Exercise description.
Report each line of the data that has "this" somewhere in it.

Stored rows.
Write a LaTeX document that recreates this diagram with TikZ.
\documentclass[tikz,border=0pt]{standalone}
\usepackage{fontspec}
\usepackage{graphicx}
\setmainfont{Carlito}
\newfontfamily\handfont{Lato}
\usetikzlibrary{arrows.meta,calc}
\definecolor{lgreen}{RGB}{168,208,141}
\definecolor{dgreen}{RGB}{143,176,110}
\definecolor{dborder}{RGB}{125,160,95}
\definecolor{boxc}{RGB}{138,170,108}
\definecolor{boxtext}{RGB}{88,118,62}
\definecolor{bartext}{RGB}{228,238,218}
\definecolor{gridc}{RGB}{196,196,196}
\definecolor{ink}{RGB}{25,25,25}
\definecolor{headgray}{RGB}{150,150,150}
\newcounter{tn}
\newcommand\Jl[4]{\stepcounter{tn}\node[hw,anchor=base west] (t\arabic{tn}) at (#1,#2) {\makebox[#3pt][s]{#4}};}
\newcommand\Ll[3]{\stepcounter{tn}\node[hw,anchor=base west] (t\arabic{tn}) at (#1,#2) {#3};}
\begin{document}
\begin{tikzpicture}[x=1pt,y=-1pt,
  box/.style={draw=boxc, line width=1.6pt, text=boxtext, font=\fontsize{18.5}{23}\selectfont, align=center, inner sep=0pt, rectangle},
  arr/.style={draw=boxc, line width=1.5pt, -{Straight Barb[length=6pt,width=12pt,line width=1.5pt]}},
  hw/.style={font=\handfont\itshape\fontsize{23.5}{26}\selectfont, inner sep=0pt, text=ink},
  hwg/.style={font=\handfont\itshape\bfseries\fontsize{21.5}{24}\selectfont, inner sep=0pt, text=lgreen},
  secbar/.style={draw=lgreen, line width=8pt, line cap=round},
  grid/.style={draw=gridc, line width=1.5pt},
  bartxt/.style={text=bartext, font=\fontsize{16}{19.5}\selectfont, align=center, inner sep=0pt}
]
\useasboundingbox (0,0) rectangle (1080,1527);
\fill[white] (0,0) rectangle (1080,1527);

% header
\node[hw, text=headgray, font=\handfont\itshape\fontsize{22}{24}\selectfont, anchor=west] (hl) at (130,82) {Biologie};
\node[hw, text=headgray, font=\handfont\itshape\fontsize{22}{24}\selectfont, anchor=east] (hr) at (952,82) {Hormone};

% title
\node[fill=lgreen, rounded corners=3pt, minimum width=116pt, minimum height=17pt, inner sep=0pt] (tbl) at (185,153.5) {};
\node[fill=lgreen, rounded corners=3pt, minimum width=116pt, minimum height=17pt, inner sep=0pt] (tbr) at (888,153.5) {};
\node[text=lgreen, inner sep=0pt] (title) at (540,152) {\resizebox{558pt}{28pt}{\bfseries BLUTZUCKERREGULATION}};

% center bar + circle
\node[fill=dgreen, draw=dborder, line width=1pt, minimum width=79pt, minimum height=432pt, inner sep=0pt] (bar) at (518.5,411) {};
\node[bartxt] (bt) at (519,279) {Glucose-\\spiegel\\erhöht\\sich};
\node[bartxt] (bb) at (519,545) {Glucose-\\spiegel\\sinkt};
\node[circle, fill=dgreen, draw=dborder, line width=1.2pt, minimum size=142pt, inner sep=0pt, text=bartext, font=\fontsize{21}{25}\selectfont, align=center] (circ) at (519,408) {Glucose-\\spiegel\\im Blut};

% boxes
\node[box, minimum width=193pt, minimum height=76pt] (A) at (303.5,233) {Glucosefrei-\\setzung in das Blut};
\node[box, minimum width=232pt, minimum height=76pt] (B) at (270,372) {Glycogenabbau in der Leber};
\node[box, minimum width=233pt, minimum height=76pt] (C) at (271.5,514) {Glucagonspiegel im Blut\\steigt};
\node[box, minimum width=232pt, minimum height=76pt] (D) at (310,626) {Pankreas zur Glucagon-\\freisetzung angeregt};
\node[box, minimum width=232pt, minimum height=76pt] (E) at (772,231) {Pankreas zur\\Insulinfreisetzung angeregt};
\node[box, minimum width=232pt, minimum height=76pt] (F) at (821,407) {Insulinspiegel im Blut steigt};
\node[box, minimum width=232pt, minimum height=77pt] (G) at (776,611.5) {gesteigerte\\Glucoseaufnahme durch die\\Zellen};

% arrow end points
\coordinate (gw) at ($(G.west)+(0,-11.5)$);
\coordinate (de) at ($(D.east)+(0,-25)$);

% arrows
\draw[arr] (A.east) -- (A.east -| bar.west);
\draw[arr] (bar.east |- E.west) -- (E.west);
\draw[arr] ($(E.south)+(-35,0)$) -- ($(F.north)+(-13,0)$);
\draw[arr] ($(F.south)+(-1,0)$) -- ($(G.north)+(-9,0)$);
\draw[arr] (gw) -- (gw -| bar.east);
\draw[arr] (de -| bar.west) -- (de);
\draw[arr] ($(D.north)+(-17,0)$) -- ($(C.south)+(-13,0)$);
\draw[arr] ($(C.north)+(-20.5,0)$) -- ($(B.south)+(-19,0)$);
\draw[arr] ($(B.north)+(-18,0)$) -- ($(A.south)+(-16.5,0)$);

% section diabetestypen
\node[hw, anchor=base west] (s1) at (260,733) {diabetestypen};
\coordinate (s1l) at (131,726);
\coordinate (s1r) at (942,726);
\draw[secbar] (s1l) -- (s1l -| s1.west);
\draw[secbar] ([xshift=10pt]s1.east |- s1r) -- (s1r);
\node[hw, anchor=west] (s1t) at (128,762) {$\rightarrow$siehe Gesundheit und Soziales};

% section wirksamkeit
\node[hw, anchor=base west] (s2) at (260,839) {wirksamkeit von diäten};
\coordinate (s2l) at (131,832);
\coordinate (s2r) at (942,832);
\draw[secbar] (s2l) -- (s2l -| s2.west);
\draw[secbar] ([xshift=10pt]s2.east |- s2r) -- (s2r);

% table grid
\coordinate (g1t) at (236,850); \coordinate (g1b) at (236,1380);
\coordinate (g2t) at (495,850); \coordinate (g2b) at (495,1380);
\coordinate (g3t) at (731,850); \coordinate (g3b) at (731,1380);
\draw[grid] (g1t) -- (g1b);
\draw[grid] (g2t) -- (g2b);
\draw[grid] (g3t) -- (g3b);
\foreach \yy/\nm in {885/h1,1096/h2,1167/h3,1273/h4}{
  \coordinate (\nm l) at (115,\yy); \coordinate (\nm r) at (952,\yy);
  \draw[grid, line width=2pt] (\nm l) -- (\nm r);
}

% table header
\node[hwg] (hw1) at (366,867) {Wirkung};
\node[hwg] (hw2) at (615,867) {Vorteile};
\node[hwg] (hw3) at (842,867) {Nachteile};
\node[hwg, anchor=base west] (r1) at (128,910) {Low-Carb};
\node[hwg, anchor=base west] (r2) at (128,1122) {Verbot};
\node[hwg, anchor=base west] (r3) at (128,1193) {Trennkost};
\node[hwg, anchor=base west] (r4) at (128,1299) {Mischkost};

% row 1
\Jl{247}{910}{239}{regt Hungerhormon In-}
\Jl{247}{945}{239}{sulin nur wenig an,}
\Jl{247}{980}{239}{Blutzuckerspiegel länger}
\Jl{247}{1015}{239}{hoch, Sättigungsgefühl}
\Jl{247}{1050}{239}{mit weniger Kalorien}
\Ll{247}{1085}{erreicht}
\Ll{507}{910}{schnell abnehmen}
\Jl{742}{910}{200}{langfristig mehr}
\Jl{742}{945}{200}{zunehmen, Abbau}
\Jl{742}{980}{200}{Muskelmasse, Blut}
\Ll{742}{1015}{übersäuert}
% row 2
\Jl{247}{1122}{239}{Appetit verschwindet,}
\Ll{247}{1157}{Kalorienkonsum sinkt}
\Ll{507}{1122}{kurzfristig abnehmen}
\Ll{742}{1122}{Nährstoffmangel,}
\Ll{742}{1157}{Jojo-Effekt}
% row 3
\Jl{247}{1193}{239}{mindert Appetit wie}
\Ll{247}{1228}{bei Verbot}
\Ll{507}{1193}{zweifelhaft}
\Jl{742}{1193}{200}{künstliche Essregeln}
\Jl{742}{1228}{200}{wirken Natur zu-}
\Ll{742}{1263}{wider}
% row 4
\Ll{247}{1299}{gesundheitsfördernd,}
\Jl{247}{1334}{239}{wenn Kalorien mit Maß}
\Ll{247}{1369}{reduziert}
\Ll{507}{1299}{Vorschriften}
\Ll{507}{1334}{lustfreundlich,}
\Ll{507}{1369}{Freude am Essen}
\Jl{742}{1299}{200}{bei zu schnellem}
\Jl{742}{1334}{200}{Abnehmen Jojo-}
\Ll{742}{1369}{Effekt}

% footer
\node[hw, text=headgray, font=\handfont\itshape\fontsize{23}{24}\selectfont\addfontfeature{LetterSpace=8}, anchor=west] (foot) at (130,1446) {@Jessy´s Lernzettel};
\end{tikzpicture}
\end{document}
* * *
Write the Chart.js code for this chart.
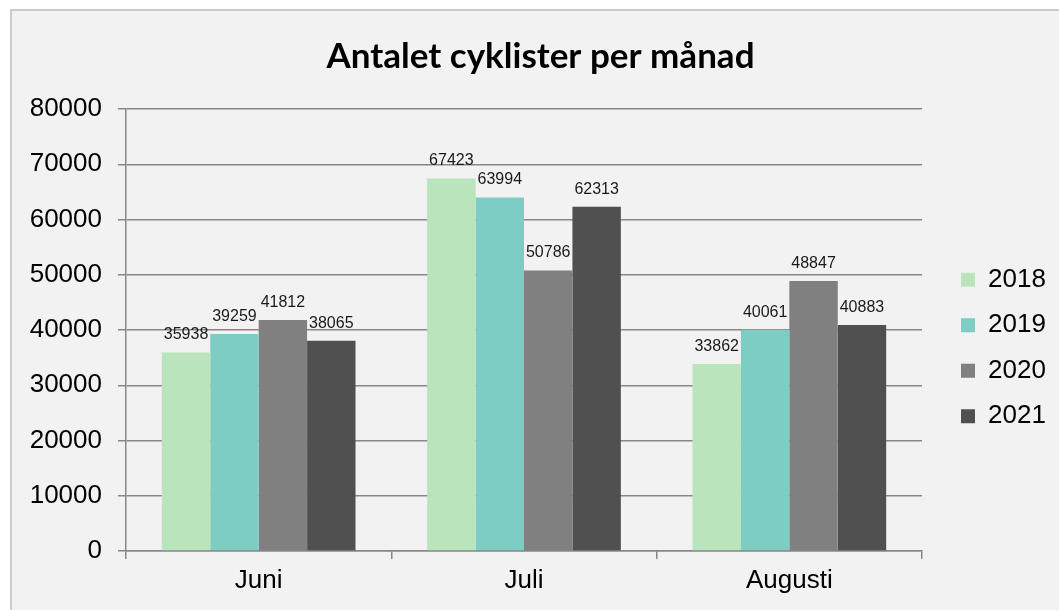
...
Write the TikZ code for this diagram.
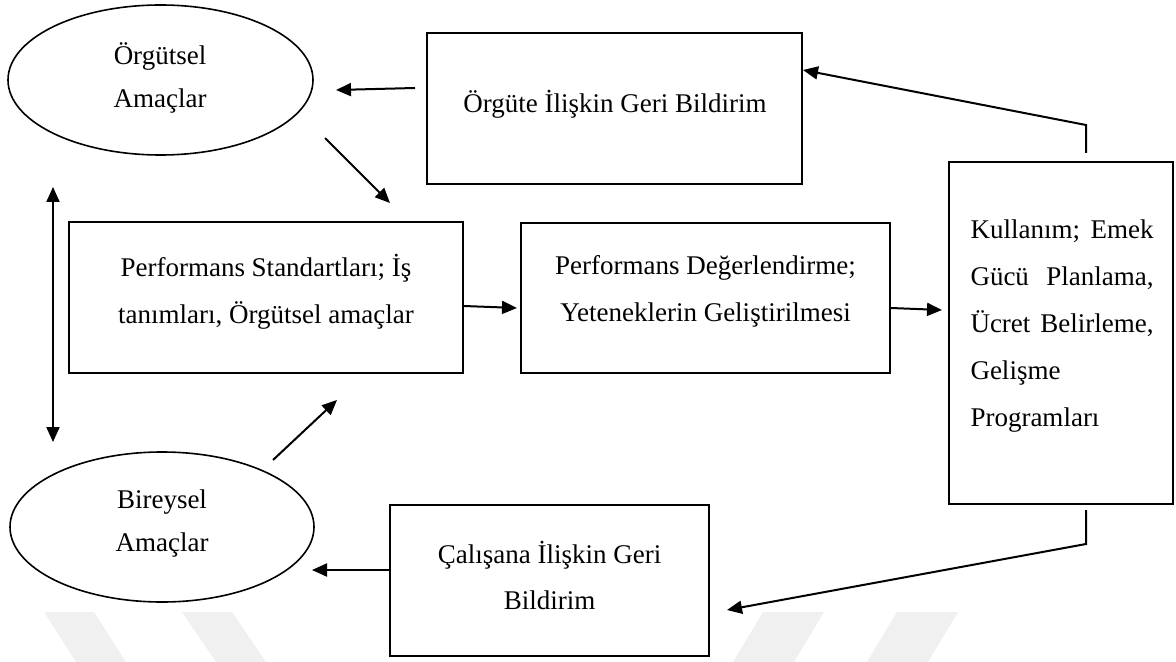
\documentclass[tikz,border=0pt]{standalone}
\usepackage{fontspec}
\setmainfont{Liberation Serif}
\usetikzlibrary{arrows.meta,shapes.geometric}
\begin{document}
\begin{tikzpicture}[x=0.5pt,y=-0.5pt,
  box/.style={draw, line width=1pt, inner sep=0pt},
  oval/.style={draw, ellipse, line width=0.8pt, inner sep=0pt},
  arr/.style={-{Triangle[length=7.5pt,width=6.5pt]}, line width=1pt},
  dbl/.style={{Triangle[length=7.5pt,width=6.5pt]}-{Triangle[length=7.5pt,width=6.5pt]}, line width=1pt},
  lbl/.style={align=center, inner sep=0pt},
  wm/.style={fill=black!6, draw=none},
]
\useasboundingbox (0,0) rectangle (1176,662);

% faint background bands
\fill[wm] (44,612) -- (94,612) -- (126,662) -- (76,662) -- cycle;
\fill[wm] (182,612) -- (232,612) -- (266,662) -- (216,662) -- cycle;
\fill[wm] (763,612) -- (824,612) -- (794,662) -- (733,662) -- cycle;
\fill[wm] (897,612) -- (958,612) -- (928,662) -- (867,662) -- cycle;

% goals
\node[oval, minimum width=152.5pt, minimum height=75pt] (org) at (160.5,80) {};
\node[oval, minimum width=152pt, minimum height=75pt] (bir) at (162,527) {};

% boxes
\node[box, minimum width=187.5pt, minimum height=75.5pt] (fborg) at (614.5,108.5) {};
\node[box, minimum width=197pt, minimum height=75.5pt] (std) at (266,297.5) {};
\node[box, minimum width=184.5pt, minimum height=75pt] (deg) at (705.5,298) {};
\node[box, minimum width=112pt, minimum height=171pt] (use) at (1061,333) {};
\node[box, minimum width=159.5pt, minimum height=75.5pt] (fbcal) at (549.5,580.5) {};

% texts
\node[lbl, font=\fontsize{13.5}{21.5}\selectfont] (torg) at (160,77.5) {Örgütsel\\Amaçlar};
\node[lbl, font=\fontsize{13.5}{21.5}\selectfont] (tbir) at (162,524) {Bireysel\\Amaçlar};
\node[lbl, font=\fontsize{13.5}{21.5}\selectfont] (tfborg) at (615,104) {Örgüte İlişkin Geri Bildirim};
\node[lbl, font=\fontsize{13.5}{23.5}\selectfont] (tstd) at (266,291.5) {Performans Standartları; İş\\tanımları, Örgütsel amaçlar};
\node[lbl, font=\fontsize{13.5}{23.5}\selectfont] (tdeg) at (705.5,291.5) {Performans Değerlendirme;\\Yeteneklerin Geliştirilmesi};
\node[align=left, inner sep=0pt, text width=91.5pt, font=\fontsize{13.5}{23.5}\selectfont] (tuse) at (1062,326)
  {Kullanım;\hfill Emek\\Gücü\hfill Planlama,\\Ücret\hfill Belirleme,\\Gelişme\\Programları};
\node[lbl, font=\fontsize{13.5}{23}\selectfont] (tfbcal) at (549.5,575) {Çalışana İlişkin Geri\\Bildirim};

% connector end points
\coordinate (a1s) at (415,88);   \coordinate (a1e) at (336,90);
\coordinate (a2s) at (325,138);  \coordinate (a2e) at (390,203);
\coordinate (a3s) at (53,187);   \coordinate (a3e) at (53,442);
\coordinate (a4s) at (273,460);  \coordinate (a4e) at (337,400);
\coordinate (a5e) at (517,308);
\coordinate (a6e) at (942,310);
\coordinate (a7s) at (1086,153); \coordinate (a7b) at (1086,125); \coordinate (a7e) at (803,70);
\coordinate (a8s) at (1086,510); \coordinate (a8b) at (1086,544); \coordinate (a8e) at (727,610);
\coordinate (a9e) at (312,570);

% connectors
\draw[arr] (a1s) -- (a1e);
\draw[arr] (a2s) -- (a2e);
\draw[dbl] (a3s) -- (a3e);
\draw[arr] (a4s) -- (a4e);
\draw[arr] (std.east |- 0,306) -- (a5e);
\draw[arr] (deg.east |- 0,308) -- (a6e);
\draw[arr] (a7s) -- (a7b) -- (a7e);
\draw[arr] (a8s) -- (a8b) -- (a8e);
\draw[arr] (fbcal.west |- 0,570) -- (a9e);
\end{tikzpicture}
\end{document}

Finished task.
Write a LaTeX document that recreates this diagram with TikZ.
Write the Chart.js code for this chart.
Write the TikZ code for this diagram.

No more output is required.